Когда мой приятель вернулся с каникул, то сообщил, что Марии Капнист больше нет. Он не успел с ней встретиться…

* * *

На острове Занте (Закинфе) в Ионическом море находятся руины первого родового замка Капнистов («Капниссос» по-гречески, «Капнисси» по-итальянски). Славу представители этого греческого семейства стяжали в битвах с турками на венецианской службе, и в 1702 году дожем Венецианской республики Альвизе II Мочениго Стомателло Капнисси возведен был в графское достоинство. На фамильном гербе появился девиз: «В огне непоколебимы».
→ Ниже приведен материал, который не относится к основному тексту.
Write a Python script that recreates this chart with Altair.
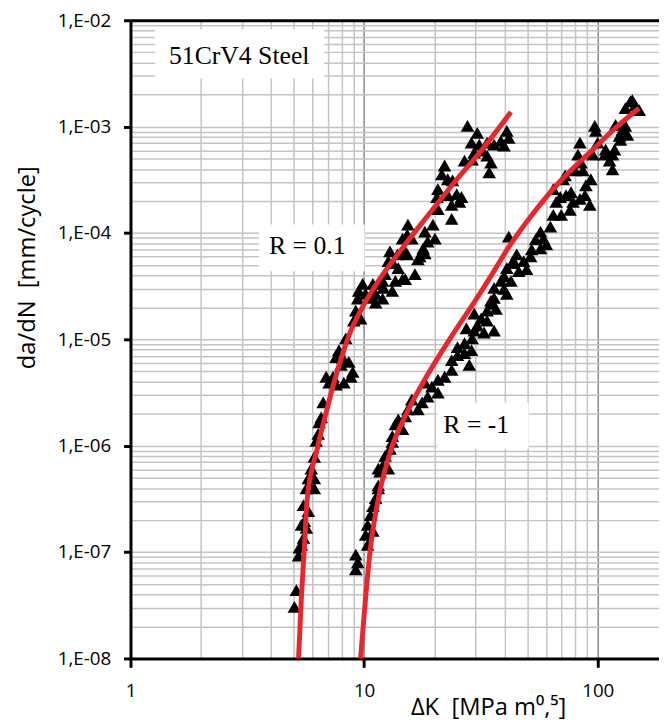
import altair as alt
import pandas as pd

# ---------------- data ----------------
# R = 0.1 measurements (dK in MPa m^0.5, da/dN in mm/cycle)
r01_dk = [27.7, 30.5, 28.8, 31.1, 33.6, 36.0, 38.5, 40.8, 41.6, 39.7,
          29.6, 32.0, 33.6, 26.9, 29.0, 34.9, 34.3, 22.1, 21.5, 22.8,
          23.9, 20.7, 20.5, 22.8, 24.9, 25.6, 23.7, 26.1, 20.7, 23.7,
          15.4, 15.3, 16.0, 14.6, 18.2, 19.7, 20.1, 18.7, 17.9, 17.3,
          15.0, 13.9, 12.9, 12.7, 13.3, 14.0, 14.6, 13.6, 12.3, 12.0,
          16.5, 10.9, 11.2, 10.5, 9.85, 9.48, 9.39, 9.21, 9.66, 9.03,
          15.3, 17.0, 18.2, 15.0, 11.5, 12.1, 11.0, 13.2, 10.15, 11.2,
          12.0, 8.35, 7.80, 7.58, 8.11, 8.60, 7.96, 6.88, 7.36, 7.08,
          7.58, 8.19, 8.94, 8.77, 6.68, 6.55, 6.42, 6.36, 6.24, 6.12,
          5.94, 5.77, 5.66, 6.12, 5.83, 6.12, 5.50, 5.77, 5.55, 5.39,
          5.66, 5.50, 5.39, 5.28, 5.24, 5.13, 5.03]
r01_da = [1.015e-3, 8.74e-4, 7.06e-4, 6.76e-4, 7.06e-4, 6.76e-4, 7.36e-4, 9.12e-4, 7.85e-4, 6.62e-4,
          5.70e-4, 5.95e-4, 5.34e-4, 4.80e-4, 4.91e-4, 4.60e-4, 3.72e-4, 4.31e-4, 3.56e-4, 3.20e-4,
          3.13e-4, 2.58e-4, 2.18e-4, 2.27e-4, 2.32e-4, 1.96e-4, 1.84e-4, 2.18e-4, 1.68e-4, 1.36e-4,
          1.20e-4, 9.66e-5, 8.87e-5, 8.87e-5, 1.03e-4, 1.20e-4, 8.87e-5, 8.32e-5, 7.16e-5, 6.04e-5,
          6.72e-5, 6.30e-5, 6.72e-5, 5.43e-5, 5.20e-5, 4.67e-5, 3.69e-5, 3.54e-5, 4.11e-5, 3.54e-5,
          4.11e-5, 3.32e-5, 2.68e-5, 2.46e-5, 3.32e-5, 2.86e-5, 2.41e-5, 1.86e-5, 1.57e-5, 1.50e-5,
          6.30e-5, 5.66e-5, 6.44e-5, 3.69e-5, 3.32e-5, 3.05e-5, 2.74e-5, 2.86e-5, 2.68e-5, 2.21e-5,
          2.41e-5, 1.02e-5, 7.92e-6, 6.82e-6, 6.68e-6, 6.13e-6, 5.75e-6, 4.45e-6, 4.45e-6, 3.91e-6,
          3.75e-6, 3.91e-6, 4.95e-6, 4.45e-6, 2.55e-6, 1.85e-6, 1.66e-6, 1.29e-6, 1.11e-6, 7.87e-7,
          6.09e-7, 4.92e-7, 3.97e-7, 4.92e-7, 4.23e-7, 3.97e-7, 2.76e-7, 2.43e-7, 1.96e-7, 1.80e-7,
          1.69e-7, 1.36e-7, 1.17e-7, 1.10e-7, 9.28e-8, 4.39e-8, 3.05e-8]

# R = -1 measurements
rm1_dk = [137.9, 144.7, 131.3, 150.5, 140.6, 119.2, 127.6, 131.3, 123.9, 125.1,
          134.0, 97.1, 98.1, 100.0, 108.1, 115.7, 118.0, 107.1, 112.4, 115.7,
          95.3, 83.9, 82.3, 84.8, 79.9, 86.4, 93.4, 89.0, 88.1, 92.5,
          83.9, 72.5, 71.1, 64.5, 69.1, 66.4, 73.2, 76.9, 78.4, 69.8,
          76.1, 64.5, 62.7, 56.9, 54.2, 58.5, 60.3, 56.9, 52.1, 41.6,
          45.0, 48.2, 51.6, 49.6, 45.9, 42.9, 40.8, 39.7, 42.5, 38.5,
          36.0, 39.7, 40.8, 36.0, 34.9, 33.6, 29.6, 31.7, 33.6, 30.5,
          27.4, 43.7, 36.7, 34.9, 32.6, 36.0, 29.6, 29.0, 26.9, 25.1,
          28.8, 28.2, 26.9, 25.1, 23.7, 23.7, 22.1, 20.7, 19.5, 20.7,
          18.2, 18.7, 17.7, 17.0, 16.0, 15.4, 15.0, 14.0, 13.6, 14.6,
          13.2, 13.2, 12.9, 12.3, 12.0, 11.7, 11.5, 12.7, 11.5, 11.5,
          11.2, 10.9, 10.65, 10.35, 10.9, 10.15, 10.35, 9.21, 9.39, 9.21]
rm1_da = [1.73e-3, 1.59e-3, 1.49e-3, 1.43e-3, 1.77e-3, 1.04e-3, 9.32e-4, 1.015e-3, 8.19e-4, 7.52e-4,
          8.37e-4, 1.015e-3, 9.12e-4, 7.06e-4, 6.08e-4, 5.46e-4, 6.08e-4, 5.46e-4, 4.80e-4, 3.96e-4,
          5.46e-4, 7.06e-4, 5.46e-4, 4.60e-4, 3.88e-4, 3.88e-4, 3.20e-4, 2.81e-4, 2.27e-4, 1.84e-4,
          2.09e-4, 3.48e-4, 3.20e-4, 2.58e-4, 2.18e-4, 1.96e-4, 2.27e-4, 2.42e-4, 1.96e-4, 1.48e-4,
          1.65e-4, 1.48e-4, 1.15e-4, 1.03e-4, 8.69e-5, 8.87e-5, 7.80e-5, 7.16e-5, 7.01e-5, 9.26e-5,
          6.30e-5, 5.43e-5, 6.04e-5, 4.57e-5, 4.38e-5, 5.20e-5, 4.67e-5, 3.94e-5, 3.54e-5, 3.54e-5,
          3.05e-5, 2.98e-5, 2.68e-5, 2.46e-5, 2.16e-5, 1.86e-5, 1.75e-5, 1.57e-5, 1.50e-5, 1.35e-5,
          1.27e-5, 5.43e-5, 1.94e-5, 2.31e-5, 1.16e-5, 1.21e-5, 1.21e-5, 1.02e-5, 9.20e-6, 8.44e-6,
          7.92e-6, 5.75e-6, 7.43e-6, 7.12e-6, 6.39e-6, 5.16e-6, 4.45e-6, 4.17e-6, 3.59e-6, 3.16e-6,
          3.91e-6, 2.90e-6, 2.55e-6, 2.20e-6, 2.72e-6, 2.20e-6, 1.89e-6, 1.77e-6, 1.59e-6, 1.43e-6,
          1.23e-6, 1.085e-6, 9.34e-7, 8.04e-7, 6.49e-7, 5.71e-7, 4.23e-7, 6.09e-7, 6.09e-7, 3.97e-7,
          3.21e-7, 2.70e-7, 2.23e-7, 1.80e-7, 1.58e-7, 1.45e-7, 1.17e-7, 9.48e-8, 7.99e-8, 6.88e-8]

# fitted curves (red)
fit01_dk = [5.24, 5.39, 5.55, 5.71, 6.30, 6.81, 7.43, 8.19, 8.68, 9.76,
            11.52, 14.55, 18.56, 24.37, 32.0, 42.5]
fit01_da = [1.0e-8, 3.78e-8, 1.10e-7, 3.21e-7, 9.34e-7, 1.89e-6, 3.91e-6, 7.92e-6, 1.14e-5, 1.94e-5,
            3.54e-5, 7.16e-5, 1.42e-4, 3.0e-4, 6.08e-4, 1.37e-3]
fitm1_dk = [9.66, 10.15, 10.65, 11.52, 13.07, 14.98, 17.85, 21.69, 24.14, 29.91,
            35.97, 41.23, 51.58, 68.4, 95.3, 119.2, 150.5]
fitm1_da = [1.0e-8, 3.78e-8, 1.10e-7, 3.21e-7, 9.34e-7, 1.89e-6, 3.91e-6, 7.92e-6, 1.14e-5, 2.31e-5,
            4.38e-5, 7.16e-5, 1.42e-4, 3.0e-4, 6.08e-4, 9.73e-4, 1.49e-3]

# grid / tick values (log decades with minor steps)
x_grid_values = [1, 2, 3, 4, 5, 6, 7, 8, 9, 10, 20, 30, 40, 50, 60, 70, 80, 90, 100]
y_grid_values = [k * 10.0 ** e for e in range(-8, -2) for k in range(1, 10)] + [1e-2]

# annotations
ann_text = ["51CrV4 Steel", "R = 0.1", "R = -1"]
ann_x = [2.92, 5.71, 30.2]
ann_y = [4.63e-3, 7.47e-5, 1.56e-6]
box_x1 = [1.276, 3.55, 20.5]
box_x2 = [6.74, 10.05, 50.6]
box_y1 = [8.25e-3, 1.20e-4, 2.55e-6]
box_y2 = [2.83e-3, 4.38e-5, 9.34e-7]

XMAX = 182.9
SP = "\u00a0\u00a0"

# ---------------- tables ----------------
pts = pd.DataFrame({
    "dk": r01_dk + rm1_dk,
    "da": r01_da + rm1_da,
    "series": ["R = 0.1"] * len(r01_dk) + ["R = -1"] * len(rm1_dk),
})
fits = pd.DataFrame({
    "dk": fit01_dk + fitm1_dk,
    "da": fit01_da + fitm1_da,
    "series": ["R = 0.1"] * len(fit01_dk) + ["R = -1"] * len(fitm1_dk),
})
ann = pd.DataFrame({"label": ann_text, "x": ann_x, "y": ann_y,
                    "x1": box_x1, "x2": box_x2, "y1": box_y1, "y2": box_y2})

dec = "abs(log(datum.value)/LN10 - round(log(datum.value)/LN10)) < 0.001"

xs = alt.Scale(type="log", domain=[1, XMAX], nice=False)
ys = alt.Scale(type="log", domain=[1e-8, 1e-2], nice=False)

x_axis = alt.Axis(
    values=x_grid_values,
    labelExpr=f"({dec}) ? format(datum.value, 'd') : ''",
    labelOverlap=False, labelFlush=False,
    labelFont="Open Sans", labelFontSize=19, labelColor="black", labelPadding=15,
    tickSize=9, tickWidth=3, tickColor="black",
    tickOpacity={"condition": {"test": dec, "value": 1}, "value": 0},
    domainColor="black", domainWidth=3,
    grid=True, gridWidth=1.5,
    gridColor={"condition": {"test": dec, "value": "#8a8a8a"}, "value": "#c4c4c4"},
    title=f"ΔK{SP}[MPa m⁰,⁵]", titleFont="Open Sans", titleFontSize=24,
    titleFontWeight="normal", titleColor="black",
    titleX=362, titleY=57, titleAlign="center", titleBaseline="alphabetic",
)
y_axis = alt.Axis(
    values=y_grid_values,
    labelExpr=f"({dec}) ? '1,E-0' + round(-log(datum.value)/LN10) : ''",
    labelOverlap=False, labelFlush=False,
    labelFont="Open Sans", labelFontSize=19, labelColor="black", labelPadding=13,
    tickSize=7, tickWidth=3, tickColor="black",
    tickOpacity={"condition": {"test": dec, "value": 1}, "value": 0},
    domainColor="black", domainWidth=3,
    grid=True, gridWidth=1.5, gridColor="#c4c4c4",
    title=f"da/dN{SP}[mm/cycle]", titleFont="Open Sans", titleFontSize=24,
    titleFontWeight="normal", titleColor="black",
    titleX=-104, titleY=250, titleAngle=-90, titleAlign="center", titleBaseline="middle",
)
top_axis = alt.Axis(orient="top", labels=False, ticks=False, grid=False, title=None,
                    domainColor="black", domainWidth=3)

boxes = alt.Chart(ann).mark_rect(color="white").encode(
    x=alt.X("x1:Q", scale=xs, axis=None), x2="x2:Q",
    y=alt.Y("y1:Q", scale=ys, axis=None), y2="y2:Q",
)
texts = alt.Chart(ann).mark_text(font="Liberation Serif", fontSize=26, color="black").encode(
    x=alt.X("x:Q", scale=xs, axis=None),
    y=alt.Y("y:Q", scale=ys, axis=None),
    text="label:N",
)
lines = alt.Chart(fits).mark_line(color="#e8262b", strokeWidth=5, interpolate="monotone").encode(
    x=alt.X("dk:Q", scale=xs, axis=top_axis),
    y=alt.Y("da:Q", scale=ys, axis=None),
    detail="series:N",
)
scatter = alt.Chart(pts).mark_point(shape="triangle-up", filled=True, color="black",
                                    opacity=1, size=190).encode(
    x=alt.X("dk:Q", scale=xs, axis=x_axis),
    y=alt.Y("da:Q", scale=ys, axis=y_axis),
)

chart = alt.layer(scatter, boxes, texts, lines).resolve_axis(
    x="independent", y="independent"
).properties(
    width=535, height=646,
    padding={"left": 124, "top": 8, "right": 0, "bottom": 66},
    autosize=alt.AutoSizeParams(type="none"),
).configure_view(stroke=None)

chart.save("out.html", embed_options={"renderer": "svg", "actions": False})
Внук Стомателло, Петр Христофорович, воевал с турками на стороне российского императора Петра I, причем без согласия венецианского правительства. Он остался на Украине и вскоре умер. Его сын Василий, переписав свою фамилию на «Капнист», командуя отрядами казаков, прославился в сражениях под Очаковом в 1737 году. За боевые заслуги императрица Елизавета Петровна высочайше пожаловала Василию Капнисту родовые земли на Полтавщине и среди них – имение Обуховку на реке Псел. Там появились на свет шестеро его сыновей, младший из которых, Василий Васильевич, родившийся в феврале 1758 года, впоследствии стал великим украинским поэтом и драматургом. Но отца своего он не знал: Василий Петрович погиб в августе 1757-го в Пруссии, в бою под Гросс-Егерсдорфом. Погиб страшно – прусаки изрубили его так, что даже тела не нашли. На родину привезли лишь его правую руку с фамильным перстнем и стиснутой саблей – подарком Елизаветы Петровны. По легенде, матерью поэта была не Софья Андреевна – жена Василия Петровича, а крымская турчанка, красавица Сальма. Она не смогла перенести смерти любимого и бросилась со скалы в море. Отец Сальмы, сходя с ума от горя, проклял род Капнистов до седьмого колена.